The Church does not teach that Mary is our savior. Though Adam and Eve both sinned, they did not sin equally. The Bible says "in Adam all die" (I Corinthians 15:22), not "in Adam and Eve all die". It also says "by one man sin entered into the world" (Romans 5:12), not "by one man and one woman"! Eve's sin was not equal to that of Adam. Hers was the first human sin, and the impetus for his disobedience, but his sin actually caused the Fall since he was the first human being and thus the head of the human race.
Because the man's sin caused the Fall, the Savior had to be a man - a "New Adam" to be the head of a new, redeemed humanity. This is why St. Paul writes "As in Adam all die, so also in Christ all shall be made alive" (I Cor 15:22) and "For as by one man's disobedience many were made sinners, so by the obedience of one shall many be made righteous" (Romans 5:19). The first man sinned, the Man Jesus saves us from sin. Paul never mentions Eve in any of the First Adam/Second Adam passages.
The first woman's sin did not directly cause the Fall, but it was the first act of disobedience against God. So God chose to have another woman--Mary--undo that first act of disobedience. As Eve disobeyed God and became the indirect cause of the Fall by giving Adam the fruit (Genesis 3:6), so Mary obeyed God (Lk 1:38) and so became the indirect cause of our salvation by bringing the Savior into the world.
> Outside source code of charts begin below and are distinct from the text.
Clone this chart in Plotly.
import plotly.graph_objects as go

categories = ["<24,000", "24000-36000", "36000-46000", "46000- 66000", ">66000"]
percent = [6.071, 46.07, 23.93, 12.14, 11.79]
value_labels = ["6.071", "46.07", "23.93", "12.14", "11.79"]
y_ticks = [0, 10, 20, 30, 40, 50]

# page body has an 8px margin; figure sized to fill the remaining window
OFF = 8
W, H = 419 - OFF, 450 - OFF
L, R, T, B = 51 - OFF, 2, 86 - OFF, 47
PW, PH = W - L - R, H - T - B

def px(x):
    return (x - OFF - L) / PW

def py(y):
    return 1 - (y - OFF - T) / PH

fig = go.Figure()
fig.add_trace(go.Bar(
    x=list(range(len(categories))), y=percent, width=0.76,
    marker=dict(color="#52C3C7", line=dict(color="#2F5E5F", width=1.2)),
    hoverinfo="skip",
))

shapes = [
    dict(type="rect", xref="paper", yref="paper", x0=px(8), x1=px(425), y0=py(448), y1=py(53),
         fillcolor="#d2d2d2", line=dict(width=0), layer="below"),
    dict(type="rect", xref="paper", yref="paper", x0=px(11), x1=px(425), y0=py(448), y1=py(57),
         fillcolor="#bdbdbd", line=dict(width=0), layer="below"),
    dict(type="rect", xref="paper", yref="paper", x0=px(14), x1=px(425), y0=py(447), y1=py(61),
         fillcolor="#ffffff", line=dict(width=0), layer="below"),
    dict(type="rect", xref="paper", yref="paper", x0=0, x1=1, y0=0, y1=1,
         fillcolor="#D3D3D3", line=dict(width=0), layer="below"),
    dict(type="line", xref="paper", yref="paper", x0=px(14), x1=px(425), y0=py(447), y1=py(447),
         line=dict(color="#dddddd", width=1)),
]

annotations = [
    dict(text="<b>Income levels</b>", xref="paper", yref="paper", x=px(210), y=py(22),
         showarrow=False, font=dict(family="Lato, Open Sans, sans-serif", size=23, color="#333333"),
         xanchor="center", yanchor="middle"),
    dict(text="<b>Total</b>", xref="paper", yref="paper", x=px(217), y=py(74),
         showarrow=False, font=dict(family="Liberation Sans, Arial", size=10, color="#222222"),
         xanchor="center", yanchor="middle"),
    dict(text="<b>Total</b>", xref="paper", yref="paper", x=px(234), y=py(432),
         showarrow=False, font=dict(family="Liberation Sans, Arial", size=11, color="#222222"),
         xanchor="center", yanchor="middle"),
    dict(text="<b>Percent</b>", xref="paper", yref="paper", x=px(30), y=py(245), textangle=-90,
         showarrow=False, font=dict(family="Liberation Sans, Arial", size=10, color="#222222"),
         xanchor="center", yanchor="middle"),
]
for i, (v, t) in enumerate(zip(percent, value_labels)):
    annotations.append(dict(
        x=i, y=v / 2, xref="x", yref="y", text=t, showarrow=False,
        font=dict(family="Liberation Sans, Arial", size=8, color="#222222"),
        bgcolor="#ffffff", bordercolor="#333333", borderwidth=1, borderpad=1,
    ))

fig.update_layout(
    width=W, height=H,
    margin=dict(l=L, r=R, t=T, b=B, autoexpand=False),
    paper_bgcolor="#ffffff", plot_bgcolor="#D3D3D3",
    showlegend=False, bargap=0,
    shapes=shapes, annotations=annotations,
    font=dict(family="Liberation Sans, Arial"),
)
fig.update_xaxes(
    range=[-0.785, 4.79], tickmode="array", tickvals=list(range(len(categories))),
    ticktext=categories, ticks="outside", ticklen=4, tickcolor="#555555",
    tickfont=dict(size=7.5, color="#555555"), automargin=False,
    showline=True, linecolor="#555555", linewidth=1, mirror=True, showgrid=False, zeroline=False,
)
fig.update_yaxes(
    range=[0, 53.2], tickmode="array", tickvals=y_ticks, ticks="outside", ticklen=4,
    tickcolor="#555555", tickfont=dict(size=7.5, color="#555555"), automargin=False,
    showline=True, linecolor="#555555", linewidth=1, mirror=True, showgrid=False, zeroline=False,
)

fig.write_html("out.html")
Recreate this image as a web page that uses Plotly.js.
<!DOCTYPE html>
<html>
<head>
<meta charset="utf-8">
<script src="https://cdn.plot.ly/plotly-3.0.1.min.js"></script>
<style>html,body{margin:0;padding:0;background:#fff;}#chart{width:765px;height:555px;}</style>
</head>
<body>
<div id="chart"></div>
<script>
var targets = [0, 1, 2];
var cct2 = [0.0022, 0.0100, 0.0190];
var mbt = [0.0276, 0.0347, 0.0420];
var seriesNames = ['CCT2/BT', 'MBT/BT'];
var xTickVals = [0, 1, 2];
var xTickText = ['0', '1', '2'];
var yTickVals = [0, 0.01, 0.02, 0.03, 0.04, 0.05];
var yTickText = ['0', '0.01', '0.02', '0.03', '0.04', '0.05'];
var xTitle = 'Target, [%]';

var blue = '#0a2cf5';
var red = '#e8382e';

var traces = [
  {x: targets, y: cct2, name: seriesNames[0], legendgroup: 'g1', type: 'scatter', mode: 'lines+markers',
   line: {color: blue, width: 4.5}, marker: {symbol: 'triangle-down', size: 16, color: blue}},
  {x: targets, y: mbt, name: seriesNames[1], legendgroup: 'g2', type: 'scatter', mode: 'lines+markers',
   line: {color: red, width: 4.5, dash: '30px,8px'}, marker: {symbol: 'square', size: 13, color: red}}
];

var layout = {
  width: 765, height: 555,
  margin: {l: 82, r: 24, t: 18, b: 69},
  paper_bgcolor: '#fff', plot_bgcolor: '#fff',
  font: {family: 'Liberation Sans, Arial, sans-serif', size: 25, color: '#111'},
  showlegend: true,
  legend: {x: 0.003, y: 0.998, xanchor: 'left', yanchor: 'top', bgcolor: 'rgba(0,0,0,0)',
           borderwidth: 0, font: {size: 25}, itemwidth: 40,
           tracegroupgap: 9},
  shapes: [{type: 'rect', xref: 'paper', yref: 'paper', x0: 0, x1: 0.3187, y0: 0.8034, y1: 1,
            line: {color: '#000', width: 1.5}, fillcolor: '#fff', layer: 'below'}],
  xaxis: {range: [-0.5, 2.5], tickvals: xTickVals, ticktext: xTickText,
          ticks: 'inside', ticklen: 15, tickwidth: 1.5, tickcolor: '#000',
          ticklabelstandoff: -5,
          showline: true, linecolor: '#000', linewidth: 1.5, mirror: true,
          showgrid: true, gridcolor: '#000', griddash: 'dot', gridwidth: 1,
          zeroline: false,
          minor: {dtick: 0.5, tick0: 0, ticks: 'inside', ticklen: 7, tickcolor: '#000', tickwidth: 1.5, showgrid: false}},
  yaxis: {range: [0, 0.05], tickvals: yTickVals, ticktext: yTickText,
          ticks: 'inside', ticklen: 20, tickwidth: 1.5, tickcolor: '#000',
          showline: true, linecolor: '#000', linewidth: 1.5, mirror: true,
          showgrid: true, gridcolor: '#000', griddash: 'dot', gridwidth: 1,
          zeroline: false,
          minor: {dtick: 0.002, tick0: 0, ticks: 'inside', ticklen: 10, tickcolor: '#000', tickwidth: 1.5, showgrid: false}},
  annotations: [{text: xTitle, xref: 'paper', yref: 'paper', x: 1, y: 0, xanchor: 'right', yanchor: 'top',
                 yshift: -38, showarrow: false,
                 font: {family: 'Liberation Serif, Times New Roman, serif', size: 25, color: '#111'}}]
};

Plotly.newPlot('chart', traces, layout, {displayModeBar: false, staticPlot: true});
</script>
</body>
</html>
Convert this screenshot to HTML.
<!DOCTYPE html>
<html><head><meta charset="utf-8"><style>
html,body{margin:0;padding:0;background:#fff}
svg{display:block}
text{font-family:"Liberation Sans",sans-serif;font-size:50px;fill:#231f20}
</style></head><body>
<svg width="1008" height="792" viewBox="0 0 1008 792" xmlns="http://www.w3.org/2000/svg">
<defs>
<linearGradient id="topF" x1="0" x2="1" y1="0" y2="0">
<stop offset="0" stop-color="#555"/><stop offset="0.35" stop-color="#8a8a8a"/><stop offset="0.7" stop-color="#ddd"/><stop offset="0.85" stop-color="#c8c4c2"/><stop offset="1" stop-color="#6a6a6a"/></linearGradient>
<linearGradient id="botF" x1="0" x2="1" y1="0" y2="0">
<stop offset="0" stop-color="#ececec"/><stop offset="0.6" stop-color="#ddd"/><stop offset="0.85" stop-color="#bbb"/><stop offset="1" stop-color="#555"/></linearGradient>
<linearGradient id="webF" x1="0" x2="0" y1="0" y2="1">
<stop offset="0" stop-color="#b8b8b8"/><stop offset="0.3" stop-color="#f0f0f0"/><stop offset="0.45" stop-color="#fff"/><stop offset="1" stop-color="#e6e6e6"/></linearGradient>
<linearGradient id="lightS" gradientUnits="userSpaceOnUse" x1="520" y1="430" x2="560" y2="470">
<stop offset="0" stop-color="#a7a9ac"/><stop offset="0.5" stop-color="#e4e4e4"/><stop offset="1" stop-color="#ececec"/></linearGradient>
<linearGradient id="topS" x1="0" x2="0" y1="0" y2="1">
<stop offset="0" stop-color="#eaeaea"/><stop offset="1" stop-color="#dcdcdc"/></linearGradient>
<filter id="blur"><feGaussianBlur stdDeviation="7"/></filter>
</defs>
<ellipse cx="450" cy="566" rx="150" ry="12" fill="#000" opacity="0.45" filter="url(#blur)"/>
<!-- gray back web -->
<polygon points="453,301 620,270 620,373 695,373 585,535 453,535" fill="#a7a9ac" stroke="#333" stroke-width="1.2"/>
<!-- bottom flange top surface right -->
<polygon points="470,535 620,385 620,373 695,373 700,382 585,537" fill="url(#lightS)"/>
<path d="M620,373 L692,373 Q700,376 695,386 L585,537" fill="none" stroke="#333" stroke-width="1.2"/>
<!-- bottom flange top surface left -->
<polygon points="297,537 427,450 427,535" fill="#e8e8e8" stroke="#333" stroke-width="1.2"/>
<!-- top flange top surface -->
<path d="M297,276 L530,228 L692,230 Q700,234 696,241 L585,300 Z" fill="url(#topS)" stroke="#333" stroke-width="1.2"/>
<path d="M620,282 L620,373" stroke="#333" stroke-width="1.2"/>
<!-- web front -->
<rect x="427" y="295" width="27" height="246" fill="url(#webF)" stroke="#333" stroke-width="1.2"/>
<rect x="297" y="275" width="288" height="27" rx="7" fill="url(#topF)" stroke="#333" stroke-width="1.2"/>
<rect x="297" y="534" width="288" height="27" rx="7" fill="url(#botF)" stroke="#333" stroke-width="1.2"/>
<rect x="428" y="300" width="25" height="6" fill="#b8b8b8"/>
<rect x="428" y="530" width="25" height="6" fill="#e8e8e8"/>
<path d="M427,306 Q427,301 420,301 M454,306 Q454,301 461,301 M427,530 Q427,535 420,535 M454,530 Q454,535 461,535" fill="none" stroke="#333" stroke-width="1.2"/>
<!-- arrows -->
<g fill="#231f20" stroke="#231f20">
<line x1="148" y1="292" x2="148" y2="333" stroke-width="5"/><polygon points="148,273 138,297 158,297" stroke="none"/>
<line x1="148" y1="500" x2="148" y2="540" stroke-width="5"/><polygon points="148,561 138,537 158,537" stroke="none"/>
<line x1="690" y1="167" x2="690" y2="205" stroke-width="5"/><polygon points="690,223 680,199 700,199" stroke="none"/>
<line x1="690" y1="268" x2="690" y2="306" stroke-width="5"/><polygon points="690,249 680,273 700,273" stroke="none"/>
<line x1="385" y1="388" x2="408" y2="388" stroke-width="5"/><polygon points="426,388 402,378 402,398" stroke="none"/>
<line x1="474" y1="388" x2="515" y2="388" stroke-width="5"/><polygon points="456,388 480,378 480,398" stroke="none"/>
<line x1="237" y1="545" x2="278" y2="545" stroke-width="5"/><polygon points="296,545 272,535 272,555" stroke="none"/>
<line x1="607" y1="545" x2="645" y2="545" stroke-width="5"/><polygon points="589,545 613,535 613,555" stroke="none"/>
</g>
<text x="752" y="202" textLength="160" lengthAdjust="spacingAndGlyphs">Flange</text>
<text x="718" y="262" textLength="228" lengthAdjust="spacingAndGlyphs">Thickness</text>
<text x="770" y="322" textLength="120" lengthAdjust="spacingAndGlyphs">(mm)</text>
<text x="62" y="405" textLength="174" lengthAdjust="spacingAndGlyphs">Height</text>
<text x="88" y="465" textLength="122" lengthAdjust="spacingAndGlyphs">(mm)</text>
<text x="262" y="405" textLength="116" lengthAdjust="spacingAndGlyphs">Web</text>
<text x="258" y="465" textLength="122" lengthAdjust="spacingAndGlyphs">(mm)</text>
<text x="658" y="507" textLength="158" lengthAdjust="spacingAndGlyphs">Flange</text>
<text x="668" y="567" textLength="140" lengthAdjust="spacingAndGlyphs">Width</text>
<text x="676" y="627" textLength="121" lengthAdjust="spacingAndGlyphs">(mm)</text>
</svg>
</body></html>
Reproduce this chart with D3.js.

Mary is the indirect cause of the Redemption, not the direct cause. Even as Eve was the indirect, not direct, cause of the Fall. Jesus is the direct cause of our salvation, Who saves us by His Death and Resurrection. Yet He could not have died or risen had he not assumed a human nature, which He got from Mary. Thus she did play a part in bringing about our Redemption, but her role was not equal to that of Jesus, even as Eve's sin was not equal to Adam's. Thus Jesus is our Savior, not Mary.
Those who use that Marian title (which has not been officially defined by the Church) do use the New Eve concept to support it. Like the title New Eve, Coredemptrix does not mean that Mary is equal to Jesus or redeems the world with Him. The suffix "co" comes from the Latin word cum, meaning "with". So Coredemptrix literally means "Woman with the Redeemer", not "fellow-Redeemer" (as some non-Catholics falsely interpret it). It simply signifies that Mary is the Woman associated with Jesus our Redeemer, not "another Savior" apart from Him.
As stated above, however, the title has not been declared an article of faith, so one does not have to use it. (For a more thorough treatment of the Coredemptrix concept, see Is Mary the Coredemptrix?).
As we saw above, this is a very ancient Christian teaching, based on the Bible and taught by second century Christians. Mary-as-New Eve is not a later concept; it is one of the earliest Christian portrayals of Mary! We Catholics believe it because we are the same Church that existed and taught it in the early centuries.